Role of Bax in sensitivity of colon cancer cells to oxaliplatin. (A) Percentage of apoptotic cells following exposure of HCT116 Bax^+/+ and Bax^−/− to the indicated concentrations of oxaliplatin for 72 h is shown. (B) Induction of apoptosis in isogenic Bax proficient and deficient HCT116 cells after exposure to 20 μM oxaliplatin at various times is shown. (C) Number of cells with a cytoplasmic cytochrome c staining pattern (per 200 cells) following exposure to 20 μM oxaliplatin for 24 h. In all cases, the mean of three experiments±s.e. of the mean is shown. ^*P<0.05; ^**P<0.01 (Student's t-test).

Figure 6

(A) Role of Fas/FasL association in oxaliplatin-induced apoptosis. Exposure of HCT116 to either recombinant human Fas ligand (rhFasL) or oxaliplatin resulted in significant induction of apoptosis. Preincubation with antibodies that prevent Fas/FasL association (ZB4 or NOK-1) for 1 h prevented apoptosis induced by rhFasL but had no effects on oxaliplatin-induced apoptosis.

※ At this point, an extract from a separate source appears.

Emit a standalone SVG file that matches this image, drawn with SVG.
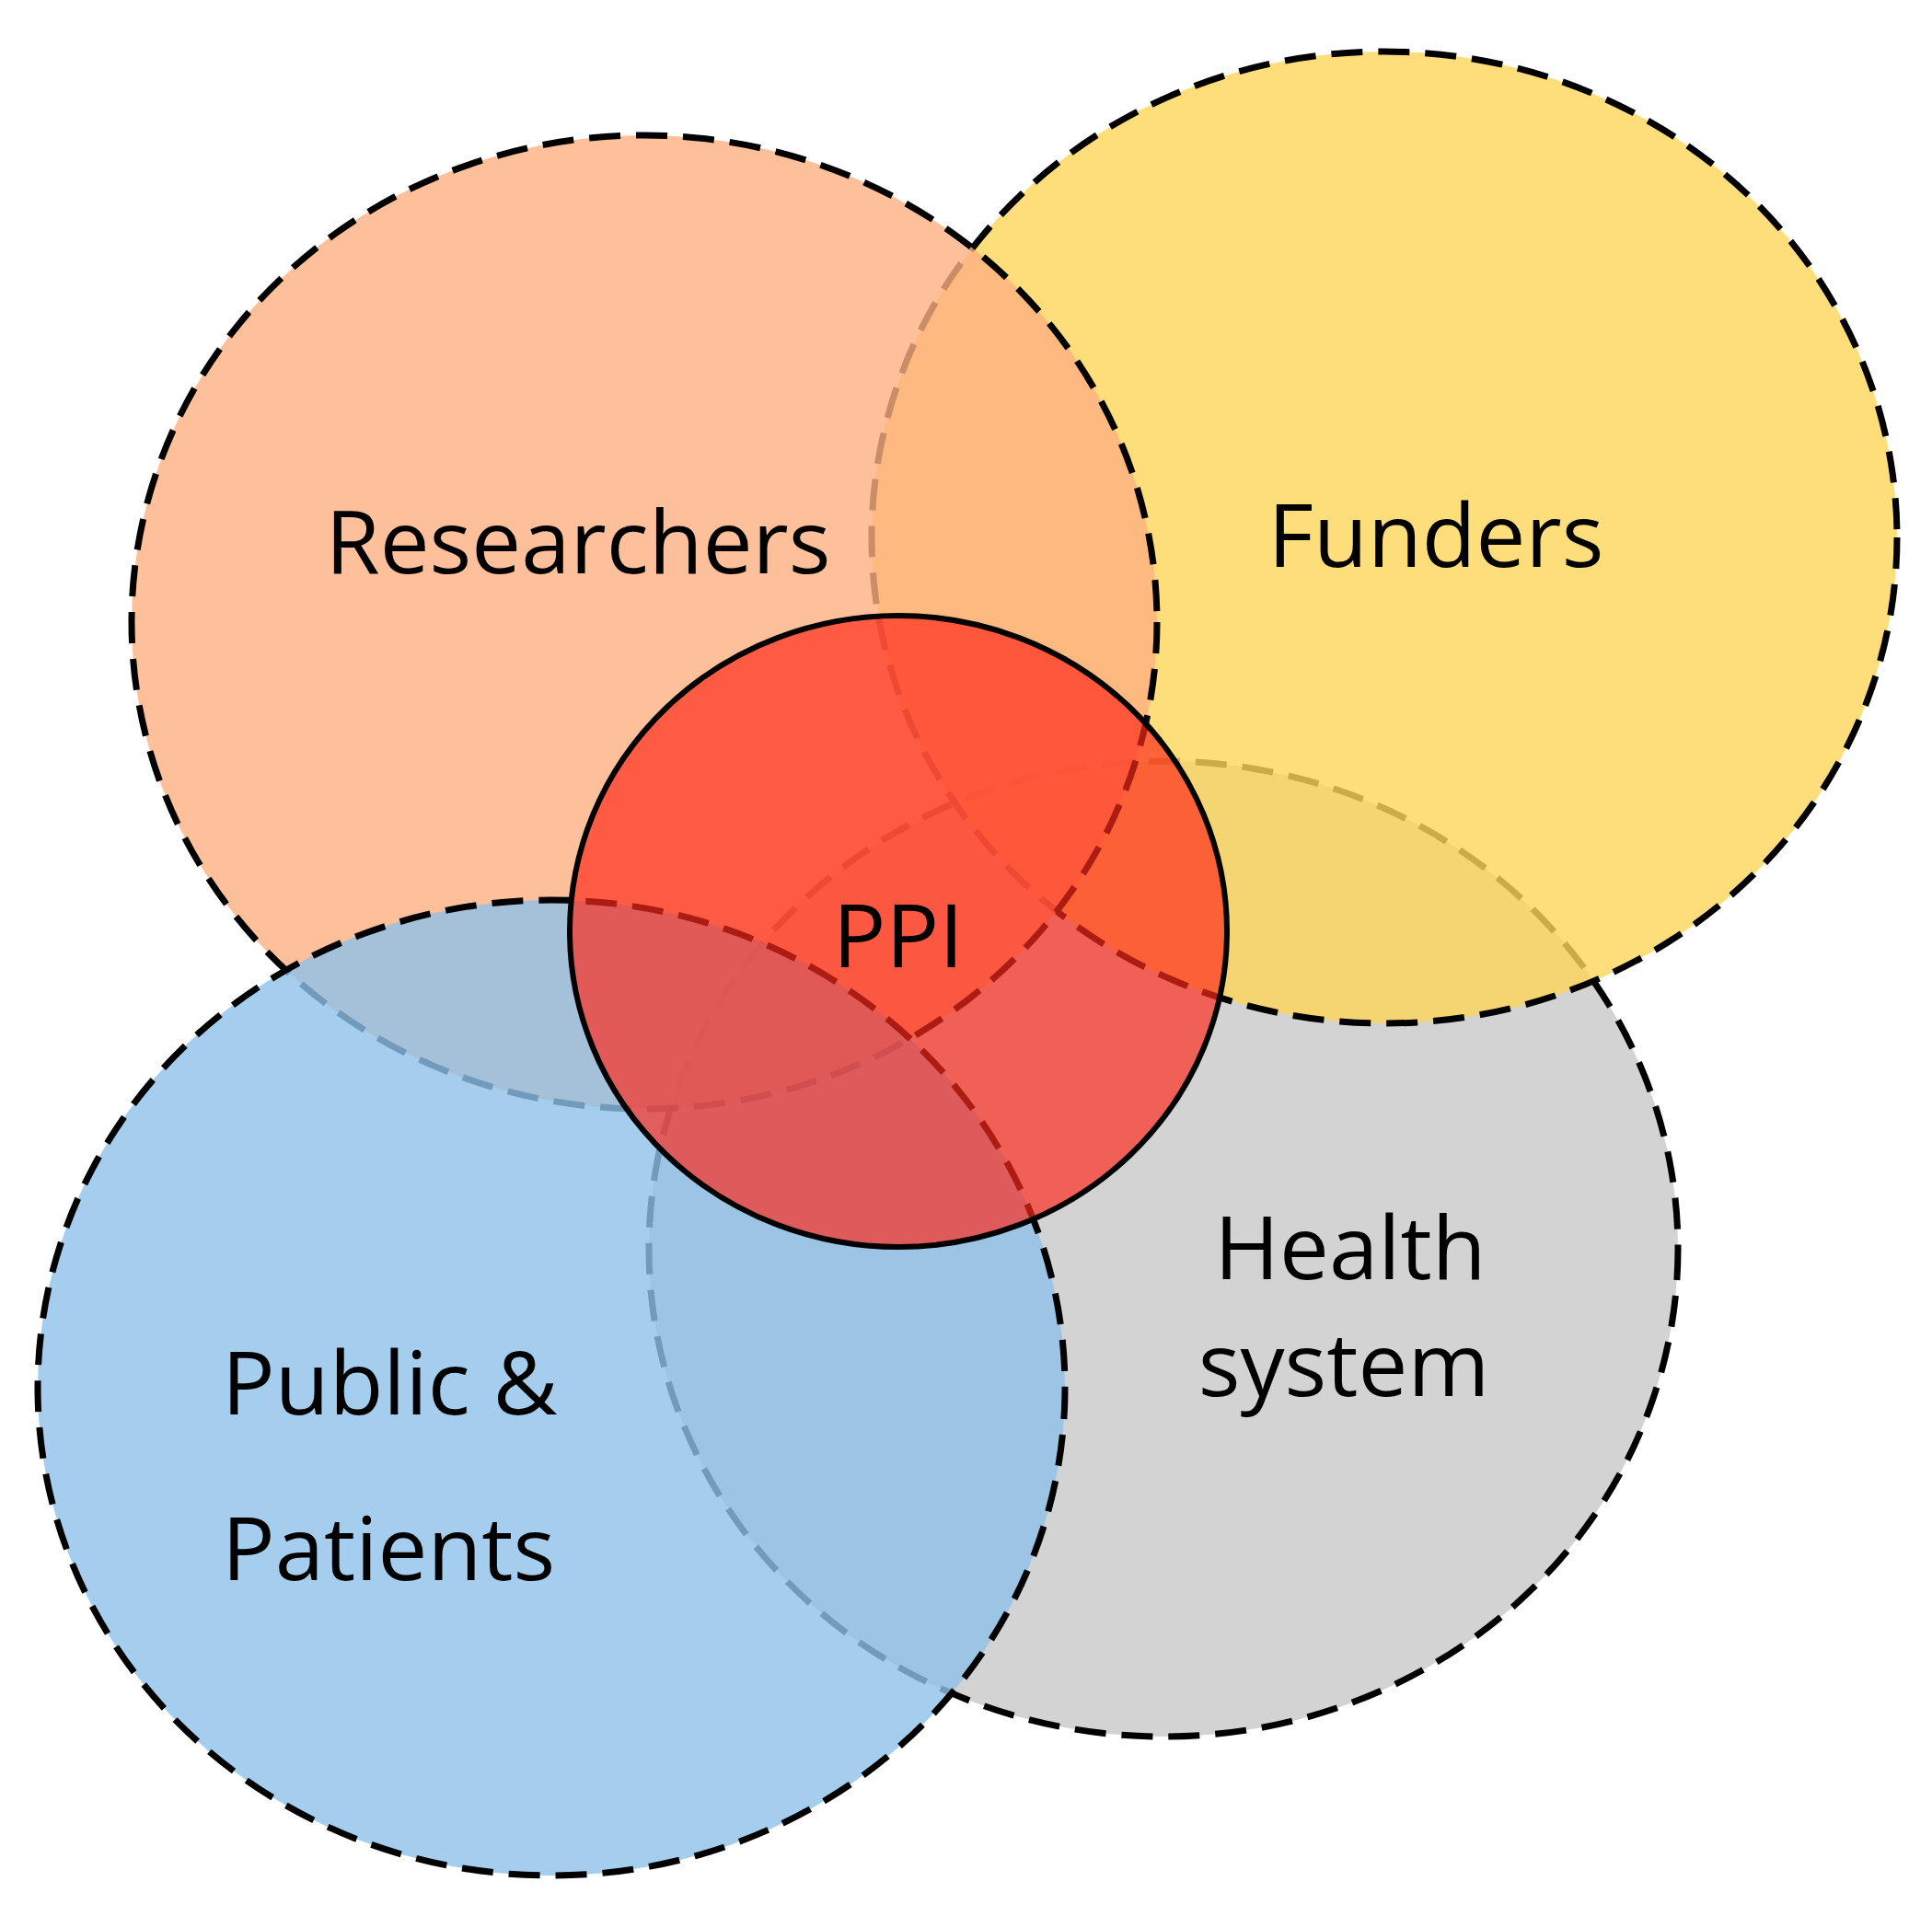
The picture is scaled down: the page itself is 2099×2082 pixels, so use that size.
<svg xmlns="http://www.w3.org/2000/svg" width="2099" height="2082" viewBox="0 0 2099 2082">
<style>
.set{stroke:#000;stroke-width:7;stroke-dasharray:34 17}
.t{font-family:"Open Sans","Liberation Sans",sans-serif;font-size:96px;fill:#000}
</style>
<rect width="2099" height="2082" fill="#fff"/>
<g id="health"><ellipse class="set" cx="1264" cy="1357" rx="559" ry="530" fill="#c8c8c8" fill-opacity="0.8"/></g>
<g id="funders"><ellipse class="set" cx="1504" cy="584" rx="557" ry="528" fill="#fed55a" fill-opacity="0.8"/></g>
<g id="researchers"><ellipse class="set" cx="700" cy="676" rx="557" ry="529" fill="#fcb081" fill-opacity="0.8"/></g>
<g id="public"><ellipse class="set" cx="599" cy="1508" rx="558" ry="530" fill="#8ec1e8" fill-opacity="0.8"/></g>
<g id="ppi"><ellipse cx="976" cy="1012" rx="357" ry="343" fill="#ff2a1a" fill-opacity="0.68" stroke="#000" stroke-width="6"/></g>
<g id="labels">
<text class="t" x="628" y="623" text-anchor="middle">Researchers</text>
<text class="t" x="1560" y="616" text-anchor="middle">Funders</text>
<text class="t" x="1467" y="1390" text-anchor="middle">Health</text>
<text class="t" x="1460" y="1517" text-anchor="middle">system</text>
<text class="t" x="241" y="1537">Public &amp;</text>
<text class="t" x="241" y="1717">Patients</text>
<text class="t" x="976" y="1051" text-anchor="middle" font-size="106">PPI</text>
</g>
<g id="connectors"/>
</svg>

Mean of three experiments±s.e. (B) Effects of oxaliplatin treatment in p53 levels. Western blot analysis demonstrated that exposure of HCT116 cells to 10 μM oxaliplatin results in increased levels of p53 and the cdk inhibitor p21^waf1/cip1, a p53 target gene. β-Actin levels on a parallel blot are shown as a loading control.

Figure 7

Role of p53 in sensitivity of colon cancer cells to oxaliplatin. (A) Fold induction of apoptosis in HCT116 p53^+/+ and HCT116 p53^−/− cultures after exposure to 25 μM oxaliplatin for different times, or (B) to different concentrations oxaliplatin for 72 h are shown. (C) Comparison of oxaliplatin-induced growth inhibition between HCT116 p53^+/+ and p53^−/− cells. (D) Clonogenic potential of HCT116 p53^+/+ and p53^−/− cells treated with 2.5–4 μM oxaliplatin for 9 h. Values shown are the mean of at least three different experiments±s.e. of the mean.

Figure 8

Microarray-based prediction of response to oxaliplatin. (A) Percentage of apoptotic cells following exposure of a panel of 30 colorectal cancer cell lines to 10 μM oxaliplatin for 72 h. Cell lines with a wild-type p53 gene are indicated (WT). The inset shows the mean percentage apoptosis in p53 wild type and mutant cell lines. Mean of three independent experiments in triplicate±s.e. of the mean is shown. (B) Correlation between experimentally observed and expression profile predicted percentage apoptosis following treatment with 10 μM oxaliplatin for 72 h. The predicted apoptosis value for all 30 cell lines was calculated using the expression profile of the 80 genes best correlated with drug response and a multiple regression model through a leave-one-out cross-validation approach (see Material and Methods).